■ **Short task**: Do not repeat pictures. Repeat exactly the lines of the listing below from its first line through the line with "(e5) at (406,500);".

## Begin Data extract

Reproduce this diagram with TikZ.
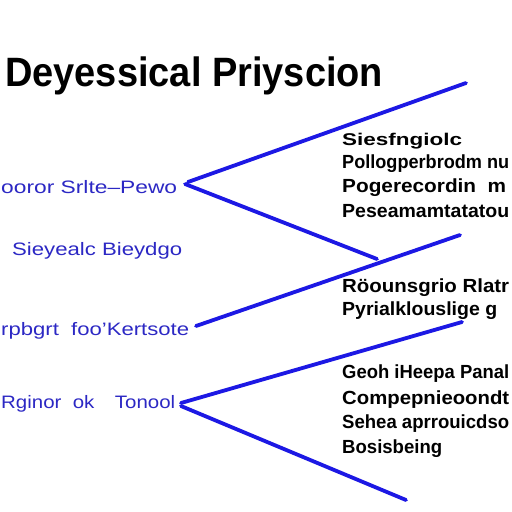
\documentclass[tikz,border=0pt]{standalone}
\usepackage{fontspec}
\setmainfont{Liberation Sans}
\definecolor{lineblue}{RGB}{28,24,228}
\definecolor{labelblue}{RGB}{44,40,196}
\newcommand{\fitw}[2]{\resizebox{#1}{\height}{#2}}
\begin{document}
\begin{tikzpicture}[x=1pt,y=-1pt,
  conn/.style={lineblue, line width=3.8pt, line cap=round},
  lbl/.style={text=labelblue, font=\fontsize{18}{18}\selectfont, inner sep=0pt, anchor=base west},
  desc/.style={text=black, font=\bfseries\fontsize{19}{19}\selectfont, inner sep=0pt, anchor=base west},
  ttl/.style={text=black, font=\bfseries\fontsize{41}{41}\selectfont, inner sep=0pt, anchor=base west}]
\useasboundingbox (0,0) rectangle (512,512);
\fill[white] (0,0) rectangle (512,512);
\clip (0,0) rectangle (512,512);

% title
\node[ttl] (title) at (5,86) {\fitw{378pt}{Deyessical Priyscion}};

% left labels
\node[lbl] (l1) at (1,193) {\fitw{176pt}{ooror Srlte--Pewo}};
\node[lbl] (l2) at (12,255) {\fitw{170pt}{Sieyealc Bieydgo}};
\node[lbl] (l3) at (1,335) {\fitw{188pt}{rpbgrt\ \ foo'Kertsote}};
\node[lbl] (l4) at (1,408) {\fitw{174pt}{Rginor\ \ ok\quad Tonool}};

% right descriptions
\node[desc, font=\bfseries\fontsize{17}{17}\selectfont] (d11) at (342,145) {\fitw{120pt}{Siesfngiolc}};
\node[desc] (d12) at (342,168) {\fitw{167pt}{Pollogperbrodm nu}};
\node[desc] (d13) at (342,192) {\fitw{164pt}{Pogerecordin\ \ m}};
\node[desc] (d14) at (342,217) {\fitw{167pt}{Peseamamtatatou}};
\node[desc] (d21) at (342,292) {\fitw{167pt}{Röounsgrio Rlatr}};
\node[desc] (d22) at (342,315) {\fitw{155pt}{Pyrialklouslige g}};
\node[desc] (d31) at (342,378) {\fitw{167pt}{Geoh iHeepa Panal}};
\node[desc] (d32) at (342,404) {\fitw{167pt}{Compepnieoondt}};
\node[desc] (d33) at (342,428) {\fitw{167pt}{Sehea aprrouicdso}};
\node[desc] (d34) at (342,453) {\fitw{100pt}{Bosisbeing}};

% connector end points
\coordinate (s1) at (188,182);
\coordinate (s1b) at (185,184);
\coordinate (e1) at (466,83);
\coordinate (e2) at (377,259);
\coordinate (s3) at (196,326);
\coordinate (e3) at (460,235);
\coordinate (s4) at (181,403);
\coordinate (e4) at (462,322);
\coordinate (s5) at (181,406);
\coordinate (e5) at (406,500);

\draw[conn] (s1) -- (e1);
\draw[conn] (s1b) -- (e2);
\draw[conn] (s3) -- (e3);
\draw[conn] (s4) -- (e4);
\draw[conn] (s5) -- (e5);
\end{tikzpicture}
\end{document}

## End Data extract

■ **Response to the exercise**:
Reproduce this diagram with TikZ.
\documentclass[tikz,border=0pt]{standalone}
\usepackage{fontspec}
\setmainfont{Liberation Sans}
\definecolor{lineblue}{RGB}{28,24,228}
\definecolor{labelblue}{RGB}{44,40,196}
\newcommand{\fitw}[2]{\resizebox{#1}{\height}{#2}}
\begin{document}
\begin{tikzpicture}[x=1pt,y=-1pt,
  conn/.style={lineblue, line width=3.8pt, line cap=round},
  lbl/.style={text=labelblue, font=\fontsize{18}{18}\selectfont, inner sep=0pt, anchor=base west},
  desc/.style={text=black, font=\bfseries\fontsize{19}{19}\selectfont, inner sep=0pt, anchor=base west},
  ttl/.style={text=black, font=\bfseries\fontsize{41}{41}\selectfont, inner sep=0pt, anchor=base west}]
\useasboundingbox (0,0) rectangle (512,512);
\fill[white] (0,0) rectangle (512,512);
\clip (0,0) rectangle (512,512);

% title
\node[ttl] (title) at (5,86) {\fitw{378pt}{Deyessical Priyscion}};

% left labels
\node[lbl] (l1) at (1,193) {\fitw{176pt}{ooror Srlte--Pewo}};
\node[lbl] (l2) at (12,255) {\fitw{170pt}{Sieyealc Bieydgo}};
\node[lbl] (l3) at (1,335) {\fitw{188pt}{rpbgrt\ \ foo'Kertsote}};
\node[lbl] (l4) at (1,408) {\fitw{174pt}{Rginor\ \ ok\quad Tonool}};

% right descriptions
\node[desc, font=\bfseries\fontsize{17}{17}\selectfont] (d11) at (342,145) {\fitw{120pt}{Siesfngiolc}};
\node[desc] (d12) at (342,168) {\fitw{167pt}{Pollogperbrodm nu}};
\node[desc] (d13) at (342,192) {\fitw{164pt}{Pogerecordin\ \ m}};
\node[desc] (d14) at (342,217) {\fitw{167pt}{Peseamamtatatou}};
\node[desc] (d21) at (342,292) {\fitw{167pt}{Röounsgrio Rlatr}};
\node[desc] (d22) at (342,315) {\fitw{155pt}{Pyrialklouslige g}};
\node[desc] (d31) at (342,378) {\fitw{167pt}{Geoh iHeepa Panal}};
\node[desc] (d32) at (342,404) {\fitw{167pt}{Compepnieoondt}};
\node[desc] (d33) at (342,428) {\fitw{167pt}{Sehea aprrouicdso}};
\node[desc] (d34) at (342,453) {\fitw{100pt}{Bosisbeing}};

% connector end points
\coordinate (s1) at (188,182);
\coordinate (s1b) at (185,184);
\coordinate (e1) at (466,83);
\coordinate (e2) at (377,259);
\coordinate (s3) at (196,326);
\coordinate (e3) at (460,235);
\coordinate (s4) at (181,403);
\coordinate (e4) at (462,322);
\coordinate (s5) at (181,406);
\coordinate (e5) at (406,500);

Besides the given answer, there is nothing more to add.